+++ DATA LINES

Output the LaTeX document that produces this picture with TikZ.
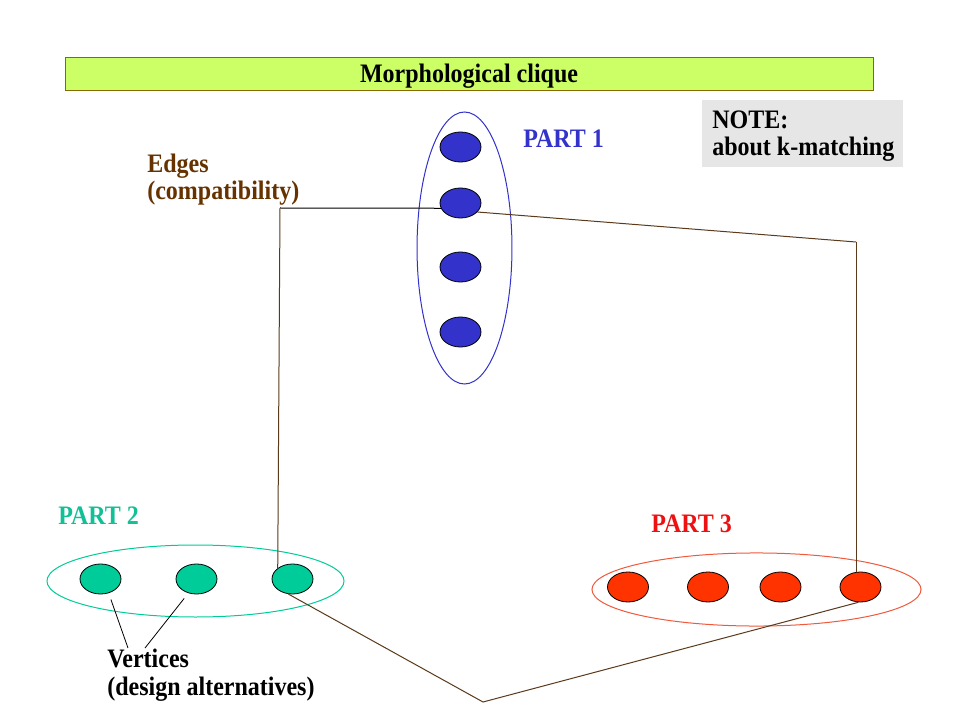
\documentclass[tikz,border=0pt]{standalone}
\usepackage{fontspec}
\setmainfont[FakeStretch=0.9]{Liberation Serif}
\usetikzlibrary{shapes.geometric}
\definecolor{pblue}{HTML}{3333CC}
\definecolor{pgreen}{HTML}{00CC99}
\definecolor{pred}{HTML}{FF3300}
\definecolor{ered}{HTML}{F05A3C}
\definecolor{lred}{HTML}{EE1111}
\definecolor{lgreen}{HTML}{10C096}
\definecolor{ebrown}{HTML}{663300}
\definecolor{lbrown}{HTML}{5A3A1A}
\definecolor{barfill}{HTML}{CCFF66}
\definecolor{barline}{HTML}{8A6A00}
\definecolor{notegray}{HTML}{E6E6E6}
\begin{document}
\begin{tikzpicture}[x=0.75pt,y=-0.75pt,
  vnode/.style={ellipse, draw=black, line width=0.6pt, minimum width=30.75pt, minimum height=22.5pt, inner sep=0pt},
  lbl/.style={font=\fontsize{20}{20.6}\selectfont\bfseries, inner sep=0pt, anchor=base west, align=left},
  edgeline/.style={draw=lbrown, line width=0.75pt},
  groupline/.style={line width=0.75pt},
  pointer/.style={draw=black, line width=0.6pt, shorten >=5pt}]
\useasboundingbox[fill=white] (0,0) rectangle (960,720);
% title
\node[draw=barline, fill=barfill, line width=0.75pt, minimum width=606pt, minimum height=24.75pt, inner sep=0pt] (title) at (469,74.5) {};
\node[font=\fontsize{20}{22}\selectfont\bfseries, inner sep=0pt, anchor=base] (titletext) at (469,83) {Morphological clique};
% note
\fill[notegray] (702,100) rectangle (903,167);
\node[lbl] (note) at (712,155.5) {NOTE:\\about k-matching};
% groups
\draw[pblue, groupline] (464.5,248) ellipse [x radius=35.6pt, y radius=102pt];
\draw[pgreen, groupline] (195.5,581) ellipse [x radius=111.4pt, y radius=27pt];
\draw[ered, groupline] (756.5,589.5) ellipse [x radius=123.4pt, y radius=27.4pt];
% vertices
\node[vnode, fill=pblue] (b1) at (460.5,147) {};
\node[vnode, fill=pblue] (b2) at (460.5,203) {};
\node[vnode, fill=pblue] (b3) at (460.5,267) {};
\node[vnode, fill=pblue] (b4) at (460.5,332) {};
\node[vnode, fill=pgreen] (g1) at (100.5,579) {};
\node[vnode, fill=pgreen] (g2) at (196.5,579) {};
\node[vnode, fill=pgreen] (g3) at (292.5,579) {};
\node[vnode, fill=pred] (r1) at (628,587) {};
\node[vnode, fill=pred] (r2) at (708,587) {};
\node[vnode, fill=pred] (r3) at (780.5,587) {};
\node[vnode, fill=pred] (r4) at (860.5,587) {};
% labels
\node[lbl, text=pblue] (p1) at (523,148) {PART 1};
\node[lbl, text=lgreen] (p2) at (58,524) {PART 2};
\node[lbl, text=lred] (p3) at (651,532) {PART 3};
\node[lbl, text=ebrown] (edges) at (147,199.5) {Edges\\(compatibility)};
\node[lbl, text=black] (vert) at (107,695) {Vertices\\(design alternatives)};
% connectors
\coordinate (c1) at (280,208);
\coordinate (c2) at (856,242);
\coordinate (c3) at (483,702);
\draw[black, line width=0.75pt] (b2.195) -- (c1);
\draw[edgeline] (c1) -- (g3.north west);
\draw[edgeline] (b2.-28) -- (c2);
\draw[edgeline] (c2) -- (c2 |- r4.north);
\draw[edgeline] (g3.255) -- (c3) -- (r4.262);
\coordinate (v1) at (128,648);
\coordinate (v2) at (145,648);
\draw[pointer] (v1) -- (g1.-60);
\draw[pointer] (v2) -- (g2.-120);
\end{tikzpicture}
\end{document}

++++++

[GOAL OF THE EXERCISE]
Skip the images and write out the rest of the listing exactly.

[COMPLETE RESPONSE]
Output the LaTeX document that produces this picture with TikZ.
\documentclass[tikz,border=0pt]{standalone}
\usepackage{fontspec}
\setmainfont[FakeStretch=0.9]{Liberation Serif}
\usetikzlibrary{shapes.geometric}
\definecolor{pblue}{HTML}{3333CC}
\definecolor{pgreen}{HTML}{00CC99}
\definecolor{pred}{HTML}{FF3300}
\definecolor{ered}{HTML}{F05A3C}
\definecolor{lred}{HTML}{EE1111}
\definecolor{lgreen}{HTML}{10C096}
\definecolor{ebrown}{HTML}{663300}
\definecolor{lbrown}{HTML}{5A3A1A}
\definecolor{barfill}{HTML}{CCFF66}
\definecolor{barline}{HTML}{8A6A00}
\definecolor{notegray}{HTML}{E6E6E6}
\begin{document}
\begin{tikzpicture}[x=0.75pt,y=-0.75pt,
  vnode/.style={ellipse, draw=black, line width=0.6pt, minimum width=30.75pt, minimum height=22.5pt, inner sep=0pt},
  lbl/.style={font=\fontsize{20}{20.6}\selectfont\bfseries, inner sep=0pt, anchor=base west, align=left},
  edgeline/.style={draw=lbrown, line width=0.75pt},
  groupline/.style={line width=0.75pt},
  pointer/.style={draw=black, line width=0.6pt, shorten >=5pt}]
\useasboundingbox[fill=white] (0,0) rectangle (960,720);
% title
\node[draw=barline, fill=barfill, line width=0.75pt, minimum width=606pt, minimum height=24.75pt, inner sep=0pt] (title) at (469,74.5) {};
\node[font=\fontsize{20}{22}\selectfont\bfseries, inner sep=0pt, anchor=base] (titletext) at (469,83) {Morphological clique};
% note
\fill[notegray] (702,100) rectangle (903,167);
\node[lbl] (note) at (712,155.5) {NOTE:\\about k-matching};
% groups
\draw[pblue, groupline] (464.5,248) ellipse [x radius=35.6pt, y radius=102pt];
\draw[pgreen, groupline] (195.5,581) ellipse [x radius=111.4pt, y radius=27pt];
\draw[ered, groupline] (756.5,589.5) ellipse [x radius=123.4pt, y radius=27.4pt];
% vertices
\node[vnode, fill=pblue] (b1) at (460.5,147) {};
\node[vnode, fill=pblue] (b2) at (460.5,203) {};
\node[vnode, fill=pblue] (b3) at (460.5,267) {};
\node[vnode, fill=pblue] (b4) at (460.5,332) {};
\node[vnode, fill=pgreen] (g1) at (100.5,579) {};
\node[vnode, fill=pgreen] (g2) at (196.5,579) {};
\node[vnode, fill=pgreen] (g3) at (292.5,579) {};
\node[vnode, fill=pred] (r1) at (628,587) {};
\node[vnode, fill=pred] (r2) at (708,587) {};
\node[vnode, fill=pred] (r3) at (780.5,587) {};
\node[vnode, fill=pred] (r4) at (860.5,587) {};
% labels
\node[lbl, text=pblue] (p1) at (523,148) {PART 1};
\node[lbl, text=lgreen] (p2) at (58,524) {PART 2};
\node[lbl, text=lred] (p3) at (651,532) {PART 3};
\node[lbl, text=ebrown] (edges) at (147,199.5) {Edges\\(compatibility)};
\node[lbl, text=black] (vert) at (107,695) {Vertices\\(design alternatives)};
% connectors
\coordinate (c1) at (280,208);
\coordinate (c2) at (856,242);
\coordinate (c3) at (483,702);
\draw[black, line width=0.75pt] (b2.195) -- (c1);
\draw[edgeline] (c1) -- (g3.north west);
\draw[edgeline] (b2.-28) -- (c2);
\draw[edgeline] (c2) -- (c2 |- r4.north);
\draw[edgeline] (g3.255) -- (c3) -- (r4.262);
\coordinate (v1) at (128,648);
\coordinate (v2) at (145,648);
\draw[pointer] (v1) -- (g1.-60);
\draw[pointer] (v2) -- (g2.-120);
\end{tikzpicture}
\end{document}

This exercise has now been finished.